A rare sea chart, focusing on Manila Bay and its environs, from the second and greatly enlarged and revised edition of Mannevillette's, Neptune Oriental in 1775.
The chart extends from the North coast of Mindoro Island to north of Pointe de Capones, centered on Manilla Bay and Subec Bay. It is based on the most progressive sources available to the French Navy. European interest in Manila Bay, and the Philippines in general, was heightened upon hearing news of British Admiral George Anson's capture of a Spanish Manila Galleon off of Cabo Espiritu Santo, in 1743.
The present chart was drafted by Jean-Batiste de Mannevillette (1707-80). Mannevillette apprenticed under the great royal cartographer Guillaume De L'Isle. He then joined the maritime service of the Compagnie des Indes, eventually attaining the rank of captain. Upon his return to Paris, Mannevillette was appointed as director of the Dépôt des Cartes et Plans de la Navigation des Indes. In 1745, he published the first edition of his sea atlas of Asian waters, Le Neptune Oriental. The high quality of Mannevillette's charts won him the acclaim of both mariners and academics alike, and he was admitted as a fellow of the Academy of Sciences. He published a second, heavily revised, edition of the Neptune Oriental in 1775.

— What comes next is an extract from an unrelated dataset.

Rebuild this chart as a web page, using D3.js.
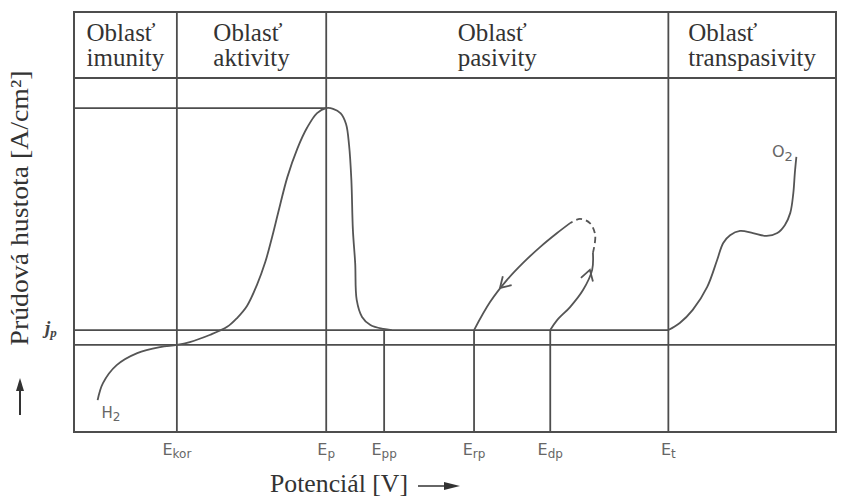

Jean-Baptiste-Nicolas-Denis d'Après de Mannevillette (1707–1780) was a French sailor and hydrographer.
D'Après de Mannevillette was a captain for the Compagnie des Indes, and in this position, he charted the coasts of the East Indies and China. He published the Neptune Oriental for the first time in 1745. It was a major cartographical achievement and a practical resource for navigators sailing to the Indian Ocean and Asia. The 1775 edition encompassed the majority of the known world.
D'Après de Mannevillette's access to up-to-date sources of information – such as explorer´s narratives - and his eagerness to constantly update the cartography of his maps, enabled him to produce some of the most accurate charts of the 18th century.